If you haven’t lived on a property with a septic system, you might be surprised to learn that there are steps that need to be taken to maintain it. When a home is hooked up to city sewer, the city maintains the sewer lines up to the point where the line enters your property. When your home has a septic system, the homeowner is completely responsible for all repairs and maintenance .
A septic inspection is often a home maintenance task that gets pushed aside or forgotten about. Because septic systems exist underground in the backyard, they are often out of sight, out of mind. But letting it go too many flushes without an inspection can result in some major problems if the system fails. Keeping your septic system in good condition will save you thousands of dollars in repairs if anything does go wrong.
How often should you get a septic inspection?
Septic systems should be inspected every three years. But if we’re being honest – most homeowners never get their septic systems inspected unless there is a notable issue, such as toilets backing up or slow drains. The benefit of doing an inspection every three years is to avoid major problems like these.

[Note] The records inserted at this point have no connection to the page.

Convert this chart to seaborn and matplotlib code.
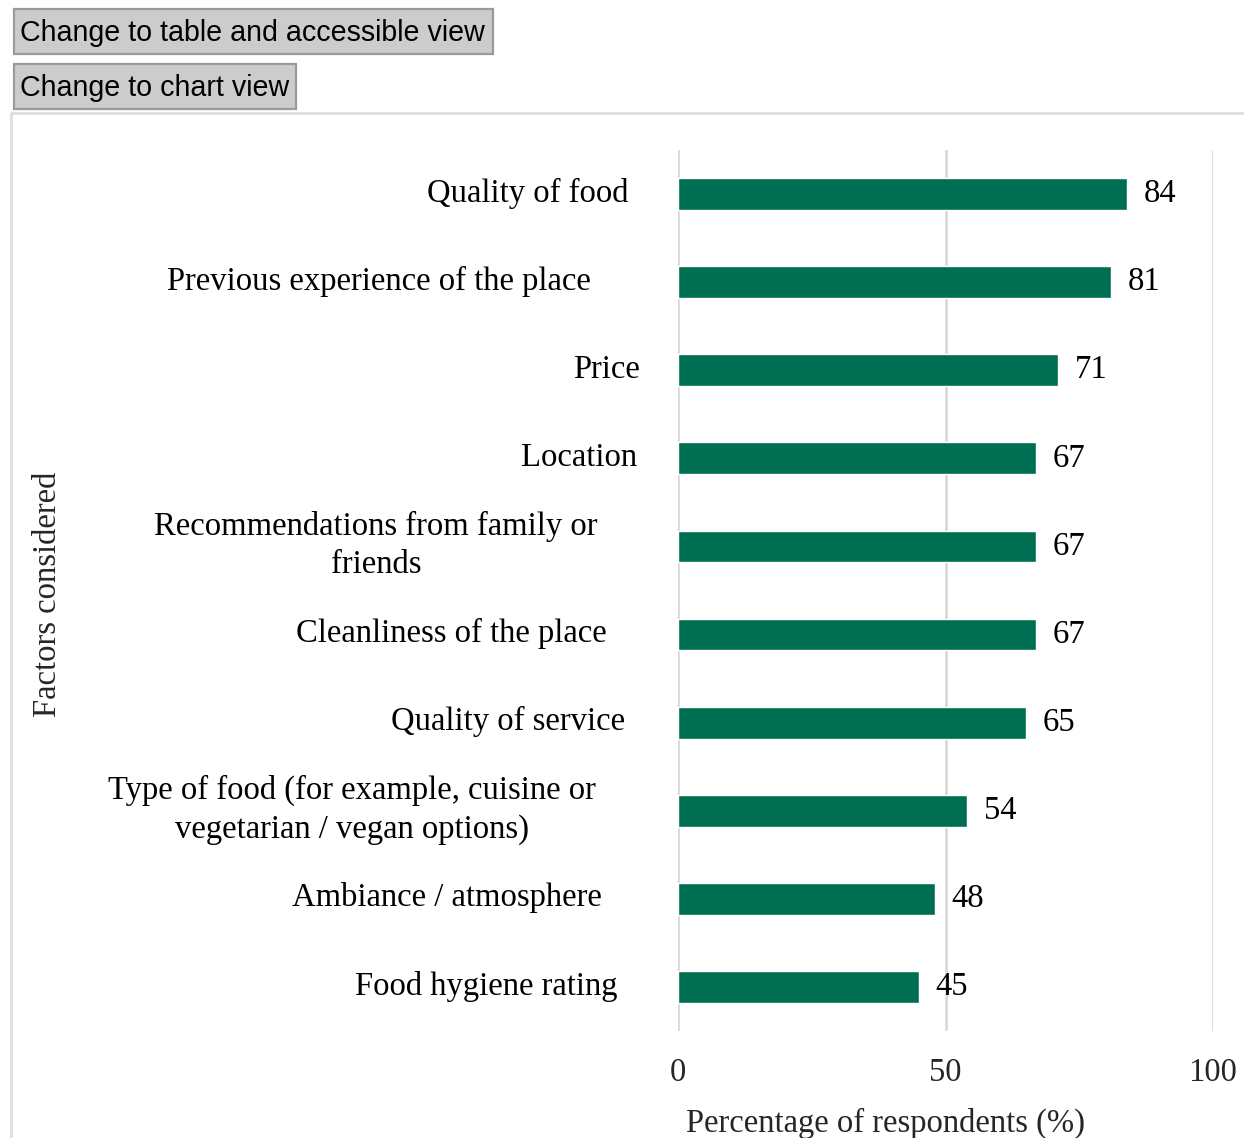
import textwrap

import matplotlib
matplotlib.use("Agg")
import matplotlib.pyplot as plt
from matplotlib.lines import Line2D
from matplotlib.patches import Rectangle
from matplotlib.transforms import blended_transform_factory
import pandas as pd
import seaborn as sns

# Survey results: factors considered when choosing where to eat out
factors = [
    "Quality of food",
    "Previous experience of the place",
    "Price",
    "Location",
    "Recommendations from family or friends",
    "Cleanliness of the place",
    "Quality of service",
    "Type of food (for example, cuisine or vegetarian / vegan options)",
    "Ambiance / atmosphere",
    "Food hygiene rating",
]
percentages = [84, 81, 71, 67, 67, 67, 65, 54, 48, 45]
x_ticks = [0, 50, 100]

# Horizontal centre (in figure pixels) of each category label
label_centre_px = [528, 379, 607, 579, 376, 451, 508, 352, 447, 486]

W, H = 1244, 1138
BAR_COLOUR = "#006F51"
GRID_COLOUR = "#d9d9d9"
SERIF = ["Liberation Serif", "DejaVu Serif"]
SANS = ["Liberation Sans", "DejaVu Sans"]
FS = 23.5

sns.set_theme(style="white")
plt.rcParams["font.family"] = SERIF


def fx(px):
    return px / W


def fy(py):
    return 1 - py / H


fig = plt.figure(figsize=(W / 100, H / 100), dpi=100)
fig.patch.set_facecolor("white")

# Toggle buttons above the chart
buttons = [
    ("Change to table and accessible view", 14, 9, 493, 54),
    ("Change to chart view", 14, 64, 296, 109),
]
for text, x0, y0, x1, y1 in buttons:
    fig.add_artist(Rectangle((fx(x0), fy(y1)), (x1 - x0) / W, (y1 - y0) / H,
                             transform=fig.transFigure, facecolor="#cccccc",
                             edgecolor="#9a9a9a", linewidth=1.6))
    fig.text(fx(x0 + 6), fy((y0 + y1) / 2 + 1.5), text, family=SANS,
             fontsize=20.6, color="black", ha="left", va="center")

# Chart container outline
fig.add_artist(Line2D([fx(11), fx(W + 5)], [fy(113), fy(113)],
                      transform=fig.transFigure, color="#dedede", lw=2))
fig.add_artist(Line2D([fx(11), fx(11)], [fy(113), fy(H + 5)],
                      transform=fig.transFigure, color="#dedede", lw=2))

ax = fig.add_axes([fx(678), fy(1031), (1213 - 678) / W, (1031 - 150) / H])
df = pd.DataFrame({"factor": factors, "pct": percentages})
sns.barplot(data=df, y="factor", x="pct", orient="h", color=BAR_COLOUR,
            saturation=1, width=0.36, ax=ax)

ax.set_xlim(0, 100)
ax.set_ylim(len(factors) - 0.5, -0.5)
ax.set_xticks(x_ticks)
ax.set_xticklabels([str(t) for t in x_ticks], fontsize=FS)
ax.set_yticks(range(len(factors)))
ax.set_yticklabels([])
ax.tick_params(axis="both", length=0)
ax.tick_params(axis="x", pad=19)
ax.grid(axis="x", color=GRID_COLOUR, linewidth=2)
ax.grid(axis="y", visible=False)
ax.set_axisbelow(True)
for spine in ax.spines.values():
    spine.set_visible(False)
ax.set_xlabel("")
ax.set_ylabel("")

# Category labels, wrapped and centred
label_tr = blended_transform_factory(fig.transFigure, ax.transData)
for i, (name, cx) in enumerate(zip(factors, label_centre_px)):
    ax.text(fx(cx), i - 0.01, textwrap.fill(name, 37), transform=label_tr,
            ha="center", va="center", multialignment="center",
            fontsize=FS, linespacing=1.34, color="black")

# Value labels at the end of each bar
for i, v in enumerate(percentages):
    ax.annotate(str(v), xy=(v, i), xytext=(12, 0), textcoords="offset points",
                ha="left", va="center", fontsize=FS, color="black")

fig.text(fx(48), fy(594), "Factors considered", rotation=90,
         ha="center", va="center", fontsize=FS)
fig.text(fx(885), fy(1123), "Percentage of respondents (%)",
         ha="center", va="center", fontsize=FS)

fig.savefig("out.png", dpi=100, facecolor="white")
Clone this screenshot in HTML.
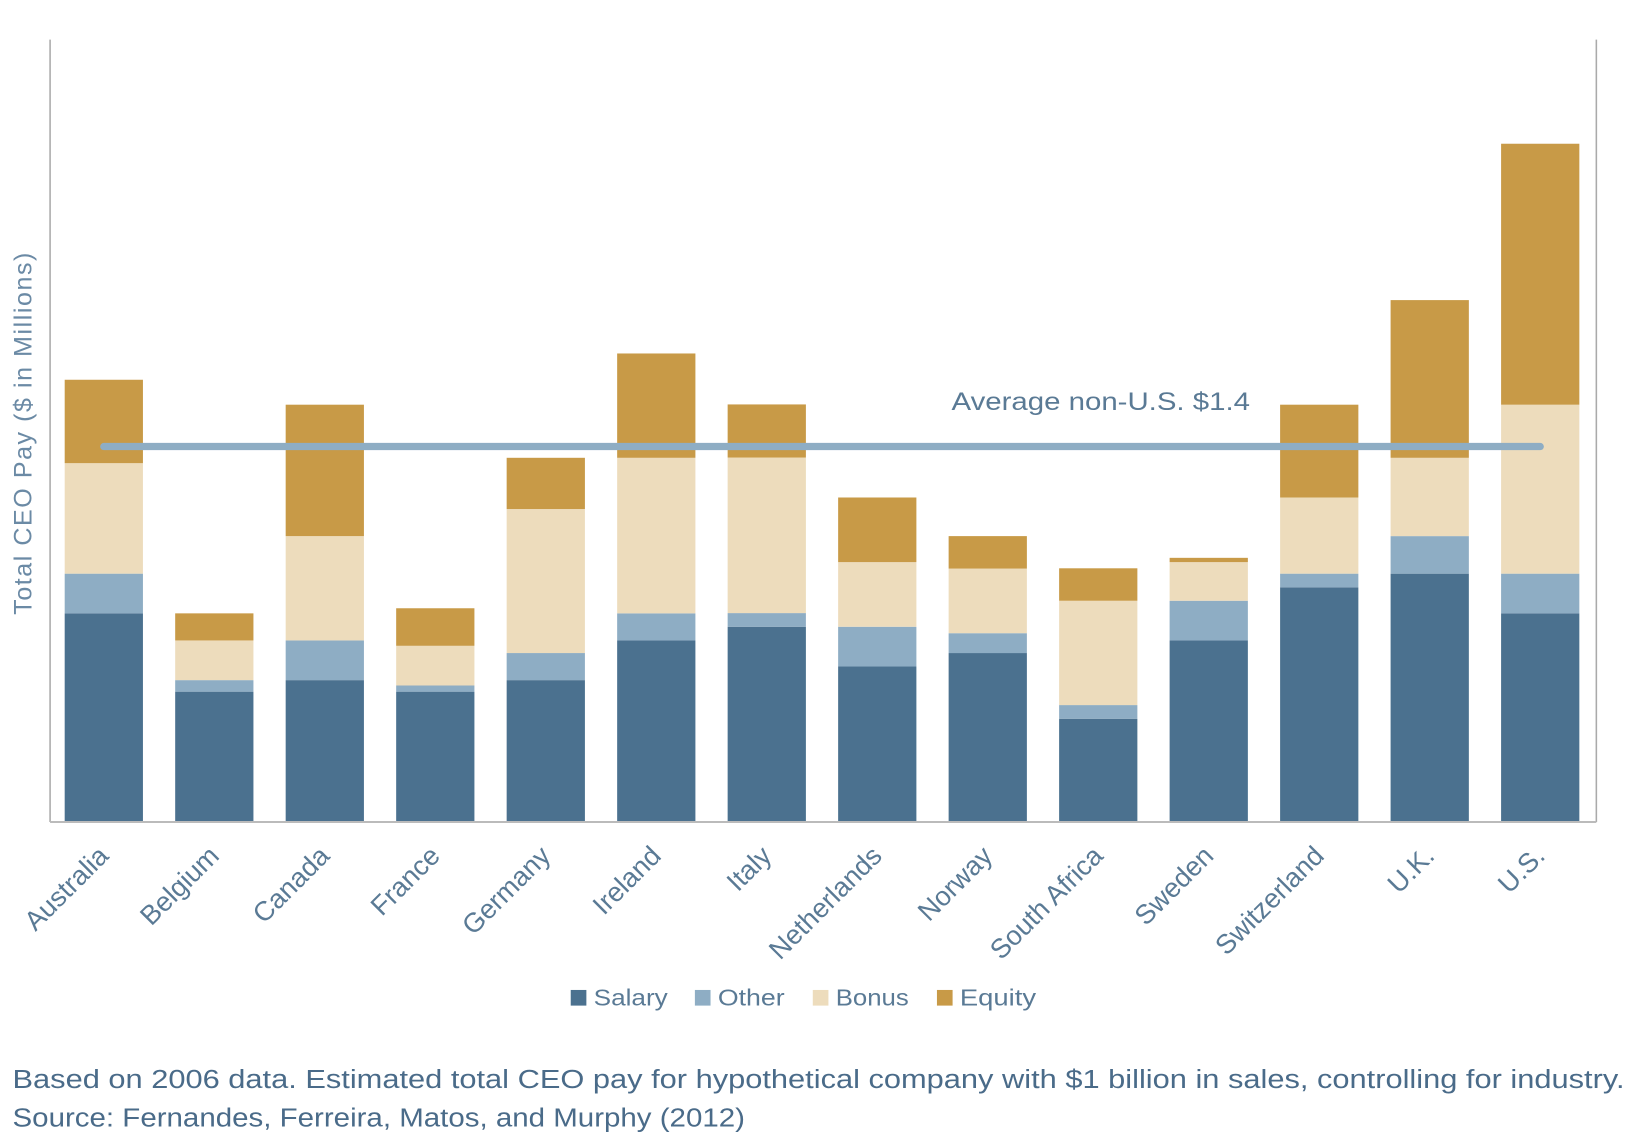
<!DOCTYPE html>
<html><head><meta charset="utf-8">
<style>
html,body{margin:0;padding:0;background:#fff;}
svg{display:block;font-family:"Liberation Sans",sans-serif;}
</style></head>
<body>
<svg id="chart" width="1636" height="1136" viewBox="0 0 1568 1089" preserveAspectRatio="none" xmlns="http://www.w3.org/2000/svg">
  <g id="bars"></g>
  <line x1="48" y1="38" x2="48" y2="788" stroke="#aaa" stroke-width="1.5"/>
  <line x1="1530" y1="38" x2="1530" y2="788" stroke="#aaa" stroke-width="1.5"/>
  <line x1="48" y1="788" x2="1530" y2="788" stroke="#bbb" stroke-width="2"/>
  <g id="avg"></g>
  <g id="xlabels"></g>
  <text transform="translate(30,415) rotate(-90)" text-anchor="middle" font-size="24" fill="#6b8aa5" letter-spacing="1.5">Total CEO Pay ($ in Millions)</text>
  <g font-size="22" fill="#5a7a95">
    <rect x="547" y="949" width="15" height="15" fill="#4b718f"/>
    <text x="569" y="964" textLength="71" lengthAdjust="spacingAndGlyphs">Salary</text>
    <rect x="666" y="949" width="15" height="15" fill="#8eadc4"/>
    <text x="688" y="964" textLength="64" lengthAdjust="spacingAndGlyphs">Other</text>
    <rect x="779" y="949" width="15" height="15" fill="#eddcbc"/>
    <text x="801" y="964" textLength="70" lengthAdjust="spacingAndGlyphs">Bonus</text>
    <rect x="898" y="949" width="15" height="15" fill="#c89a47"/>
    <text x="920" y="964" textLength="73" lengthAdjust="spacingAndGlyphs">Equity</text>
  </g>
  <text x="12" y="1043" font-size="25" fill="#4a6b89" textLength="1545" lengthAdjust="spacingAndGlyphs">Based on 2006 data. Estimated total CEO pay for hypothetical company with $1 billion in sales, controlling for industry.</text>
  <text x="12" y="1080" font-size="25" fill="#4a6b89" textLength="702" lengthAdjust="spacingAndGlyphs">Source: Fernandes, Ferreira, Matos, and Murphy (2012)</text>
</svg>
<script>
const categories = ["Australia","Belgium","Canada","France","Germany","Ireland","Italy","Netherlands","Norway","South Africa","Sweden","Switzerland","U.K.","U.S."];
const salary = [0.778,0.486,0.529,0.486,0.529,0.677,0.728,0.580,0.630,0.385,0.677,0.875,0.926,0.778];
const other  = [0.148,0.043,0.148,0.023,0.101,0.101,0.051,0.148,0.074,0.051,0.148,0.051,0.140,0.148];
const bonus  = [0.412,0.148,0.389,0.148,0.537,0.580,0.580,0.241,0.241,0.389,0.144,0.284,0.292,0.630];
const equity = [0.311,0.101,0.490,0.140,0.191,0.389,0.198,0.241,0.121,0.121,0.016,0.346,0.588,0.973];
const averageNonUS = [1.4];
const averageLabel = ["Average non-U.S.  $1.4"];

const NS = "http://www.w3.org/2000/svg";
const baseY = 788, pxPerUnit = 257.1;
function yScale(v){ return baseY - v * pxPerUnit; }
function xCenter(i){ return 99.5 + i * 105.9; }
const barW = 75;
const series = [
  {name:"salary", vals:salary, color:"#4b718f"},
  {name:"other", vals:other, color:"#8eadc4"},
  {name:"bonus", vals:bonus, color:"#eddcbc"},
  {name:"equity", vals:equity, color:"#c89a47"}
];
const barsG = document.getElementById("bars");
categories.forEach((c, i) => {
  let cum = 0;
  series.forEach(s => {
    const v = s.vals[i];
    const r = document.createElementNS(NS, "rect");
    
    
    const y0 = yScale(cum), y1 = yScale(cum + v);
    r.setAttribute("x", xCenter(i) - barW / 2);
    r.setAttribute("y", y1);
    r.setAttribute("width", barW);
    r.setAttribute("height", Math.max(0, y0 - y1));
    r.setAttribute("fill", s.color);
    barsG.appendChild(r);
    cum += v;
  });
  const t = document.createElementNS(NS, "text");
  
  
  const lx = xCenter(i) + 6, ly = 822;
  t.setAttribute("transform", "translate(" + lx + "," + ly + ") rotate(-45)");
  t.setAttribute("text-anchor", "end");
  t.setAttribute("font-size", "26");
  t.setAttribute("fill", "#5a7a95");
  t.textContent = c;
  document.getElementById("xlabels").appendChild(t);
});
const avgG = document.getElementById("avg");
const ay = yScale(averageNonUS[0]);
const line = document.createElementNS(NS, "line");


line.setAttribute("x1", xCenter(0)); line.setAttribute("x2", xCenter(categories.length - 1));
line.setAttribute("y1", ay); line.setAttribute("y2", ay);
line.setAttribute("stroke", "#8eadc4"); line.setAttribute("stroke-width", "7");
line.setAttribute("stroke-linecap", "round");
avgG.appendChild(line);
const lab = document.createElementNS(NS, "text");


lab.setAttribute("x", 912); lab.setAttribute("y", ay - 35);
lab.setAttribute("font-size", "24"); lab.setAttribute("fill", "#5a7a95");
lab.setAttribute("xml:space", "preserve");
lab.setAttribute("textLength", "286");
lab.setAttribute("lengthAdjust", "spacingAndGlyphs");
lab.textContent = averageLabel[0];
avgG.appendChild(lab);
</script>
</body></html>
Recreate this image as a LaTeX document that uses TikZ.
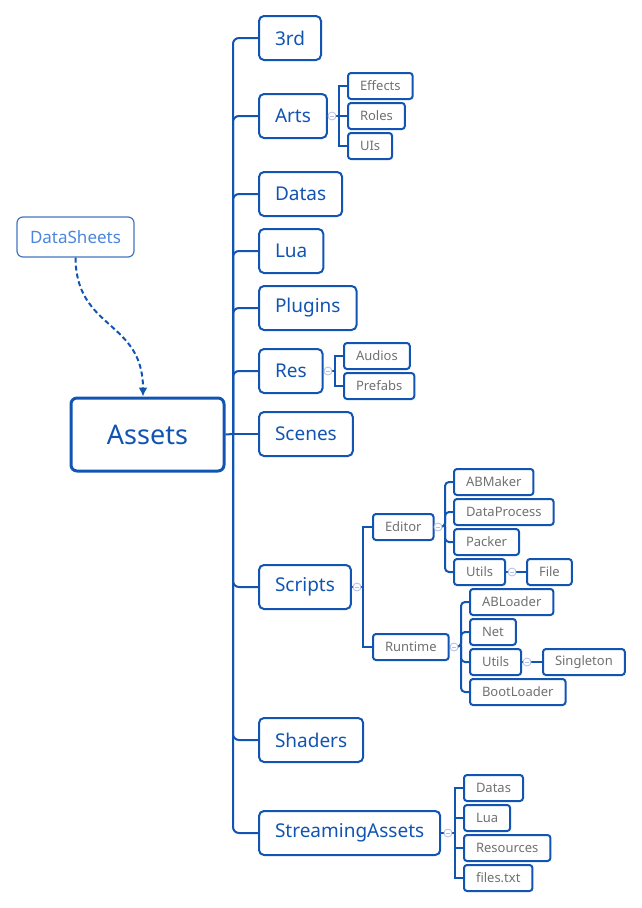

When considering a home purchase, ask your realtor to include a septic tank inspection in the buy/sell agreement. Without an inspection, you may be faced with costly bills due to a faulty or neglected septic system.
How often should a septic tank be pumped?
Septic tanks should be pumped regularly as standard care for your septic system. Regular cleanings keep solids from going into drain fields and clogging the lines that disperse the liquids from the house. Regular pumping can add years of life to your existing drain field. Most systems should be pumped out every three to five years. If the household has heavy use it may be smart to consider every two years.
Most systems have one 1000 gal tank but some areas have a 1500 gal tank or multiple tanks. If you have questions on what kind of set-up you have, information may be available at your local county health department. The cost for septic tank pumping varies. Contact us for an accurate quote.
Is the home or buyer responsible to get an inspection?
The person who is responsible for carrying out septic inspections varies based on your location. In most states, it’s the buyers’ responsibility to handle inspections during their option period – part of their due diligence – unless otherwise agreed upon. Ask your local real estate professional about your obligation regarding septic system inspections.
Don’t forget about disclosure.
In all states, sellers are required to disclose any known problems with a home to potential buyers. If there’s a septic issue after closing that the sellers knew about, they will be liable for the entire cost of the repairs. For that reason, it’s a good practice for all homeowners to perform routine septic inspections. That way, the seller is protected from any future septic issues after closing.